Example: After the Marriott breach (2018), digital forensics teams uncovered that hackers had been active since 2014. This is why post-attack investigation is as important as containment.

The Cost of Waiting Until It’s Too Late

Without an Incident Response Retainer, organisations often lose 12–48 hours just finding and onboarding help.
By that time, ransomware can spread laterally, data can be sold, and your system logs may already be overwritten.

A DFIR retainer ensures you have:

  • 24/7 access to experienced forensic investigators
  • Predefined response procedures and contacts
  • Faster containment and reduced data loss
  • Lower downtime
  • Lower risk to reputation and brand image

Real-world insight: A UK-based client reduced ransomware downtime from five days to 12 hours with rapid containment by 3B Data Security’s retainer team within 90 minutes.

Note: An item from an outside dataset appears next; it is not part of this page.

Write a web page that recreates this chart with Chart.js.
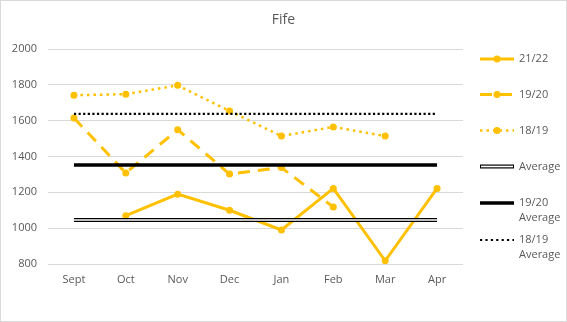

Proactive Prevention: How DFIR Helps You Stay Ready

  • Regular forensic readiness assessments ensure logs and data are properly stored for fast investigation.
  • Incident response exercises (tabletop simulations) prepare teams for real-world attack scenarios.
  • Threat hunting helps detect dormant or stealthy threats before they activate.
  • Root cause analysis from past incidents informs proactive patching and process hardening.

In short, DFIR isn’t just reactive. It’s a preventive discipline that hardens your defences through evidence-based insight.

Where to Get Help

If your organisation faces a breach or wants to prepare for one, digital forensics and incident response service is only a call away.

Final Thoughts: Preparation Beats Panic

Within the first 48 hours, your every action, every decision counts. Time is of the essence. Organisations that plan, prepare, and partner with experts recover faster, cheaper, and with greater resilience.

An Incident Response Retainer isn’t an expense. It’s an insurance policy for your digital reputation. In cybersecurity, it’s always better to be over-prepared than be under-prepared.